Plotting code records

==============================

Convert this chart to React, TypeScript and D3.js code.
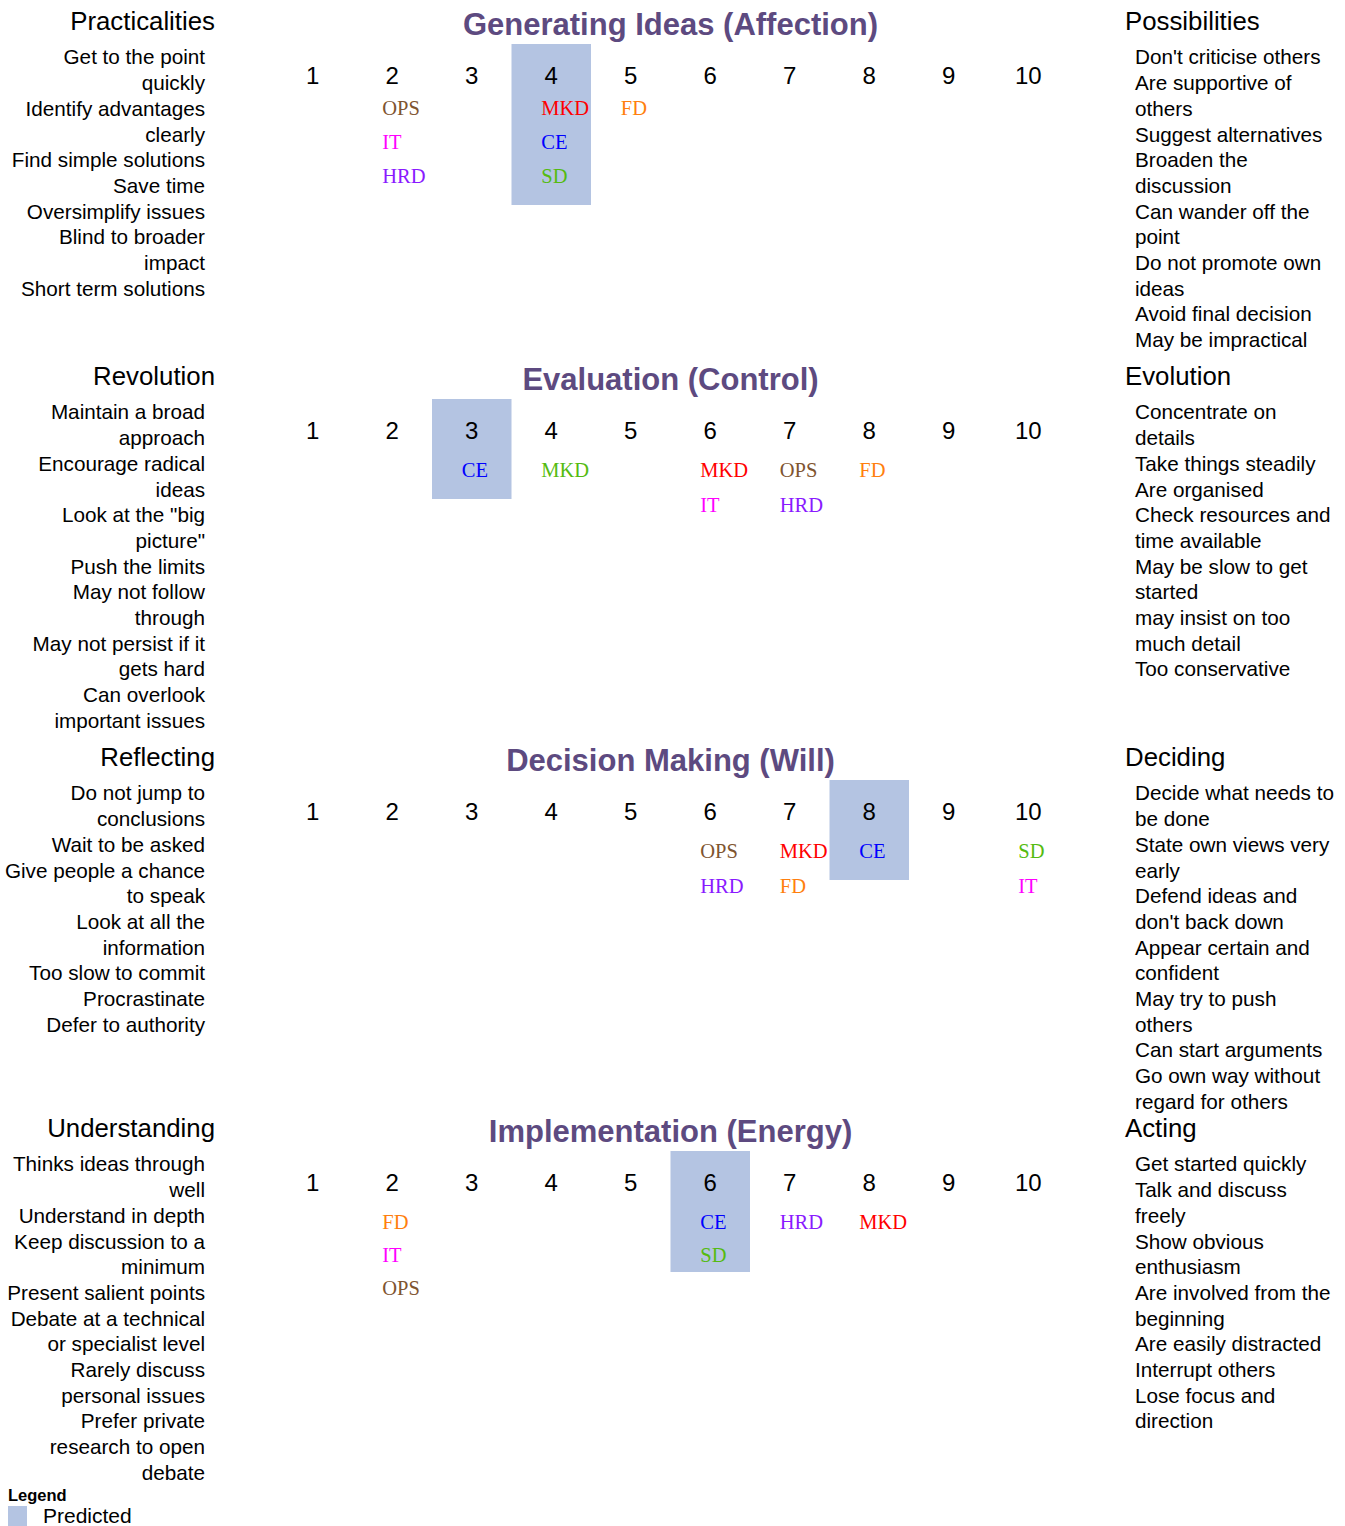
import React from 'react';
import * as d3 from 'd3';

// scale ticks
const scores = [1, 2, 3, 4, 5, 6, 7, 8, 9, 10];

const sectionTitles = [
  'Generating Ideas (Affection)',
  'Evaluation (Control)',
  'Decision Making (Will)',
  'Implementation (Energy)',
];
const predicted = [4, 3, 8, 6];

const leftHeads = ['Practicalities', 'Revolution', 'Reflecting', 'Understanding'];
const rightHeads = ['Possibilities', 'Evolution', 'Deciding', 'Acting'];

const leftItems = [
  ['Get to the point\nquickly', 'Identify advantages\nclearly', 'Find simple solutions', 'Save time',
    'Oversimplify issues', 'Blind to broader\nimpact', 'Short term solutions'],
  ['Maintain a broad\napproach', 'Encourage radical\nideas', 'Look at the "big\npicture"', 'Push the limits',
    'May not follow\nthrough', 'May not persist if it\ngets hard', 'Can overlook\nimportant issues'],
  ['Do not jump to\nconclusions', 'Wait to be asked', 'Give people a chance\nto speak', 'Look at all the\ninformation',
    'Too slow to commit', 'Procrastinate', 'Defer to authority'],
  ['Thinks ideas through\nwell', 'Understand in depth', 'Keep discussion to a\nminimum', 'Present salient points',
    'Debate at a technical\nor specialist level', 'Rarely discuss\npersonal issues', 'Prefer private\nresearch to open\ndebate'],
];

const rightItems = [
  ["Don't criticise others", 'Are supportive of\nothers', 'Suggest alternatives', 'Broaden the\ndiscussion',
    'Can wander off the\npoint', 'Do not promote own\nideas', 'Avoid final decision', 'May be impractical'],
  ['Concentrate on\ndetails', 'Take things steadily', 'Are organised', 'Check resources and\ntime available',
    'May be slow to get\nstarted', 'may insist on too\nmuch detail', 'Too conservative'],
  ['Decide what needs to\nbe done', 'State own views very\nearly', 'Defend ideas and\ndon\'t back down',
    'Appear certain and\nconfident', 'May try to push\nothers', 'Can start arguments', 'Go own way without\nregard for others'],
  ['Get started quickly', 'Talk and discuss\nfreely', 'Show obvious\nenthusiasm', 'Are involved from the\nbeginning',
    'Are easily distracted', 'Interrupt others', 'Lose focus and\ndirection'],
];

const deptColors: Record<string, string> = {
  OPS: '#7f5530',
  IT: '#ff00ff',
  HRD: '#8a1aff',
  MKD: '#ff0000',
  CE: '#0000ff',
  SD: '#55bb11',
  FD: '#ff7f0e',
};

type Mark = { label: string; dept: string; score: number };

const generatingMarks: Mark[] = [
  { label: 'OPS', dept: 'OPS', score: 2 },
  { label: 'IT', dept: 'IT', score: 2 },
  { label: 'HRD', dept: 'HRD', score: 2 },
  { label: 'MKD', dept: 'MKD', score: 4 },
  { label: 'CE', dept: 'CE', score: 4 },
  { label: 'SD', dept: 'SD', score: 4 },
  { label: 'FD', dept: 'FD', score: 5 },
];
const evaluationMarks: Mark[] = [
  { label: 'CE', dept: 'CE', score: 3 },
  { label: 'MKD', dept: 'SD', score: 4 },
  { label: 'MKD', dept: 'MKD', score: 6 },
  { label: 'IT', dept: 'IT', score: 6 },
  { label: 'OPS', dept: 'OPS', score: 7 },
  { label: 'HRD', dept: 'HRD', score: 7 },
  { label: 'FD', dept: 'FD', score: 8 },
];
const decisionMarks: Mark[] = [
  { label: 'OPS', dept: 'OPS', score: 6 },
  { label: 'HRD', dept: 'HRD', score: 6 },
  { label: 'MKD', dept: 'MKD', score: 7 },
  { label: 'FD', dept: 'FD', score: 7 },
  { label: 'CE', dept: 'CE', score: 8 },
  { label: 'SD', dept: 'SD', score: 10 },
  { label: 'IT', dept: 'IT', score: 10 },
];
const implementationMarks: Mark[] = [
  { label: 'FD', dept: 'FD', score: 2 },
  { label: 'IT', dept: 'IT', score: 2 },
  { label: 'OPS', dept: 'OPS', score: 2 },
  { label: 'CE', dept: 'CE', score: 6 },
  { label: 'SD', dept: 'SD', score: 6 },
  { label: 'HRD', dept: 'HRD', score: 7 },
  { label: 'MKD', dept: 'MKD', score: 8 },
];
const sectionMarks = [generatingMarks, evaluationMarks, decisionMarks, implementationMarks];

const W = 1345;
const H = 1526;
const SANS = '"Liberation Sans", Arial, Helvetica, sans-serif';
const SERIF = '"Liberation Serif", "Times New Roman", serif';
const BOX = '#b4c4e2';
const TITLE = '#5d4a80';

// number row centre of each section, offset of the first label row, gap between rows
const baseY = [75, 430, 811, 1182];
const rowOff = [33, 40, 40, 40];
const rowGap = [34, 35, 35, 33];
const lineH = 25.7;

const x = d3.scaleBand<number>().domain(scores).range([273, 1068]).paddingInner(0).paddingOuter(0);
const bw = x.bandwidth();
const cx = (s: number) => (x(s) as number) + bw / 2;

const Lines: React.FC<{ items: string[]; x0: number; y0: number; anchor: 'start' | 'end' }> = ({ items, x0, y0, anchor }) => {
  const lines = items.flatMap(t => t.split('\n'));
  return (
    <text x={x0} fontFamily={SANS} fontSize={20.7} fill="#000" textAnchor={anchor}>
      {lines.map((l, i) => (
        <tspan key={i} x={x0} y={y0 + 7.4 + i * lineH}>{l}</tspan>
      ))}
    </text>
  );
};

const Section: React.FC<{ i: number }> = ({ i }) => {
  const b = baseY[i];
  const marks = sectionMarks[i];
  const byScore = d3.group(marks, m => m.score);
  const nPred = (byScore.get(predicted[i]) || []).length;
  const boxTop = b - 31;
  const boxH = 31 + rowOff[i] + Math.max(0, nPred - 1) * rowGap[i] + (nPred > 1 && nPred < 3 ? 17 : 29);
  return (
    <g>
      <rect x={x(predicted[i])} y={boxTop} width={bw} height={boxH} fill={BOX} />
      <text x={(cx(1) + cx(10)) / 2} y={b - 51 + 11} textAnchor="middle"
        fontFamily={SANS} fontWeight="bold" fontSize={31} fill={TITLE}>{sectionTitles[i]}</text>
      {scores.map(s => (
        <text key={s} x={cx(s)} y={b + 8.6} textAnchor="middle" fontFamily={SANS} fontSize={24} fill="#000">{s}</text>
      ))}
      {Array.from(byScore, ([s, ms]) =>
        ms.map((m, k) => (
          <text key={`${s}-${k}`} x={cx(s) - 10} y={b + rowOff[i] + k * rowGap[i] + 6.8}
            fontFamily={SERIF} fontSize={20.5} fill={deptColors[m.dept]}>{m.label}</text>
        ))
      )}
      <text x={215} y={b - 54 + 9.3} textAnchor="end" fontFamily={SANS} fontSize={25.8} fill="#000">{leftHeads[i]}</text>
      <Lines items={leftItems[i]} x0={205} y0={b - 18} anchor="end" />
      <text x={1125} y={b - 54 + 9.3} fontFamily={SANS} fontSize={25.8} fill="#000">{rightHeads[i]}</text>
      <Lines items={rightItems[i]} x0={1135} y0={b - 18} anchor="start" />
    </g>
  );
};

export default function App() {
  return (
    <svg width={W} height={H} style={{ position: 'absolute', left: 0, top: 0, background: '#fff' }}>
      <rect width={W} height={H} fill="#fff" />
      {sectionTitles.map((_, i) => <Section key={i} i={i} />)}
      <text x={8} y={1501} fontFamily={SANS} fontWeight="bold" fontSize={16.5} fill="#000">Legend</text>
      <rect x={8} y={1506} width={19} height={20} fill={BOX} />
      <text x={43} y={1522.5} fontFamily={SANS} fontSize={21} fill="#000">Predicted</text>
    </svg>
  );
}
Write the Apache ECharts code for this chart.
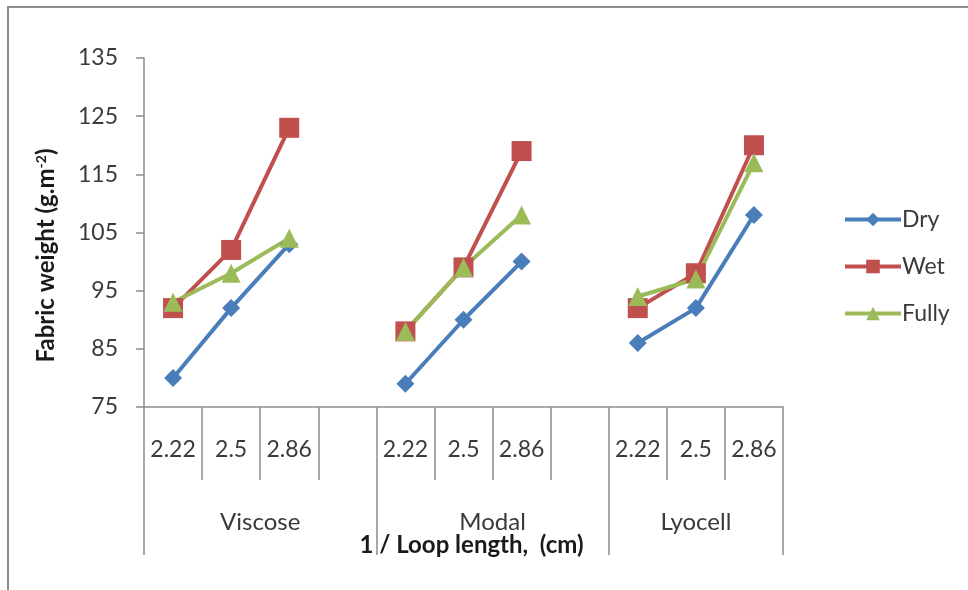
<!DOCTYPE html>
<html>
<head>
<meta charset="utf-8">
<script src="https://cdn.jsdelivr.net/npm/echarts@6/dist/echarts.min.js"></script>
<style>
  html, body { margin: 0; padding: 0; background: #fff; }
  #frame { position: absolute; left: 7px; top: 6px; width: 970px; height: 600px;
           border-left: 2px solid #8c8c8c; border-top: 2px solid #8c8c8c; }
  #main { position: absolute; left: 0; top: 0; width: 968px; height: 590px; }
</style>
</head>
<body>
<div id="frame"></div>
<div id="main"></div>
<script>
// categories: 1 / loop length per fibre, blank slot between groups
var loopLabels = ['2.22', '2.5', '2.86', '', '2.22', '2.5', '2.86', '', '2.22', '2.5', '2.86'];
var groupNames = ['Viscose', 'Modal', 'Lyocell'];
var groupEdges = [0, 4, 8, 11];      // group borders in category slots
var groupCenters = [2, 6, 9.5];

// fabric weight (g/m2), null in the blank slots
var dry   = [80, 92, 103, null, 79, 90, 100, null, 86, 92, 108];
var wet   = [92, 102, 123, null, 88, 99, 119, null, 92, 98, 120];
var fully = [93, 98, 104, null, 88, 99, 108, null, 94, 97, 117];

var yTicks = { min: 75, max: 135, step: 10 };

var FONT = 'Lato, "Open Sans", sans-serif';
var AXIS_GRAY = '#8c8c8c';
var TEXT = '#3a3a3a';

var chart = echarts.init(document.getElementById('main'), null, { renderer: 'canvas' });

function lineSeries(name, data, symbol, size, color) {
    return {
        name: name,
        type: 'line',
        data: data,
        xAxisIndex: 0,
        symbol: symbol,
        symbolSize: size,
        connectNulls: false,
        lineStyle: { width: 4, color: color },
        itemStyle: { color: color },
        emphasis: { disabled: true },
        animation: false
    };
}

chart.setOption({
    backgroundColor: 'transparent',
    textStyle: { fontFamily: FONT },
    grid: { left: 144, right: 185, top: 58, bottom: 183 },
    legend: {
        orient: 'vertical',
        left: 838,
        top: 203,
        itemWidth: 56,
        itemHeight: 17,
        itemGap: 24,
        lineStyle: { width: 4 },
        textStyle: { fontSize: 23, color: TEXT, fontFamily: FONT, padding: [0, 0, 0, -4] },
        data: ['Dry', 'Wet', 'Fully']
    },
    xAxis: [
        {
            type: 'category',
            data: loopLabels,
            boundaryGap: true,
            axisLine: { lineStyle: { color: AXIS_GRAY, width: 1.5 } },
            axisTick: { show: true, interval: 0, length: 73, lineStyle: { color: AXIS_GRAY, width: 1.5 } },
            axisLabel: { interval: 0, margin: 31, fontSize: 23, color: TEXT, fontFamily: FONT },
            name: '1 / Loop length,  (cm)',
            nameLocation: 'middle',
            nameGap: 126,
            nameTextStyle: { fontSize: 24, fontWeight: 'bold', color: '#1a1a1a', fontFamily: FONT, padding: [0, 0, 0, 16] }
        },
        {
            type: 'value',
            position: 'bottom',
            min: 0,
            max: 11,
            axisLine: { show: false },
            splitLine: { show: false },
            axisTick: {
                show: true,
                customValues: groupEdges,
                length: 148,
                lineStyle: { color: AXIS_GRAY, width: 1.5 }
            },
            axisLabel: {
                customValues: groupCenters,
                margin: 103,
                fontSize: 24,
                color: TEXT,
                fontFamily: FONT,
                formatter: function (v) {
                    return groupNames[groupCenters.indexOf(v)] || '';
                }
            }
        }
    ],
    yAxis: {
        type: 'value',
        min: yTicks.min,
        max: yTicks.max,
        interval: yTicks.step,
        splitLine: { show: false },
        axisLine: { show: true, lineStyle: { color: AXIS_GRAY, width: 1.5 } },
        axisTick: { show: true, length: 8, lineStyle: { color: AXIS_GRAY, width: 1.5 } },
        axisLabel: { fontSize: 23, color: TEXT, margin: 26, fontFamily: FONT },
        name: 'Fabric weight (g.m{sup|-2})',
        nameLocation: 'middle',
        nameRotate: 90,
        nameGap: 86,
        nameTextStyle: {
            fontSize: 24, fontWeight: 'bold', color: '#1a1a1a', fontFamily: FONT,
            padding: [0, 46, 0, 0],
            rich: { sup: { fontSize: 14, fontWeight: 'bold', color: '#1a1a1a', verticalAlign: 'top', padding: [0, 0, 10, 0] } }
        }
    },
    series: [
        lineSeries('Dry', dry, 'diamond', 18, '#4a7ebb'),
        lineSeries('Wet', wet, 'rect', 20, '#c0504d'),
        lineSeries('Fully', fully, 'triangle', 19, '#9bbb59')
    ]
});
</script>
</body>
</html>
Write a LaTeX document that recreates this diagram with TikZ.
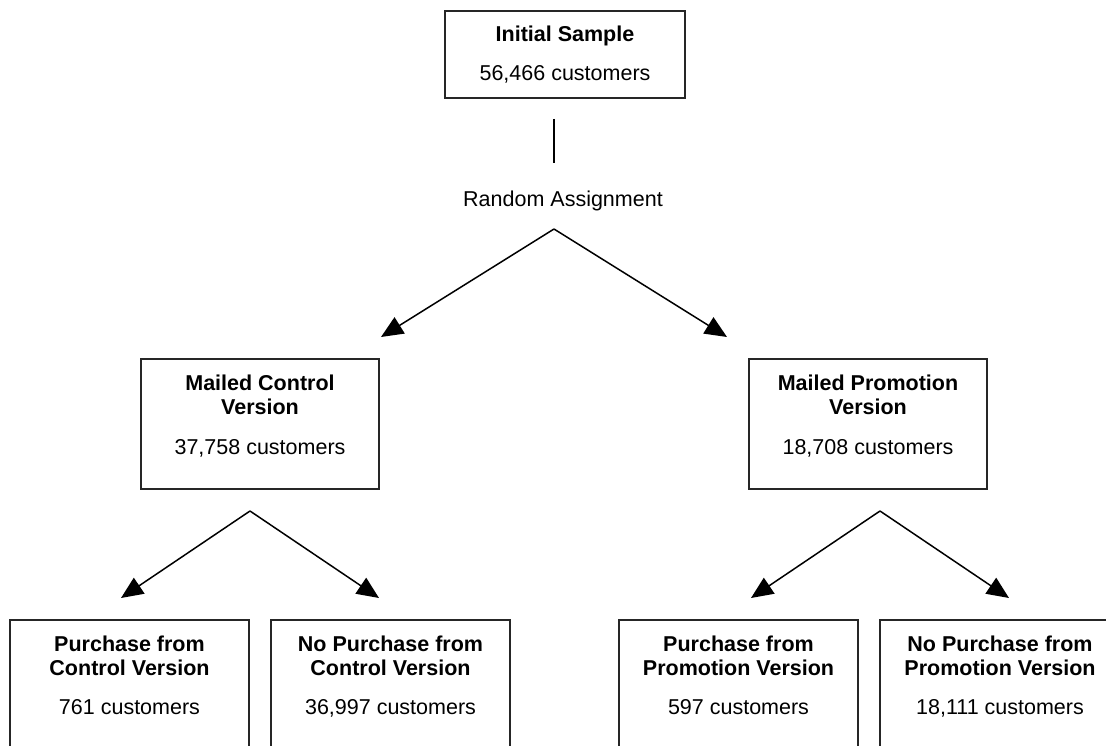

==============================

• **Exercise prompt**
From the opening line of the entries above to the line containing "['Possibilities', 'Evolution', 'Deciding', 'Acting'];", please transcribe each line exactly, skipping every picture.

• **Task result**
Convert this chart to React, TypeScript and D3.js code.
import React from 'react';
import * as d3 from 'd3';

// scale ticks
const scores = [1, 2, 3, 4, 5, 6, 7, 8, 9, 10];

const sectionTitles = [
  'Generating Ideas (Affection)',
  'Evaluation (Control)',
  'Decision Making (Will)',
  'Implementation (Energy)',
];
const predicted = [4, 3, 8, 6];

const leftHeads = ['Practicalities', 'Revolution', 'Reflecting', 'Understanding'];
const rightHeads = ['Possibilities', 'Evolution', 'Deciding', 'Acting'];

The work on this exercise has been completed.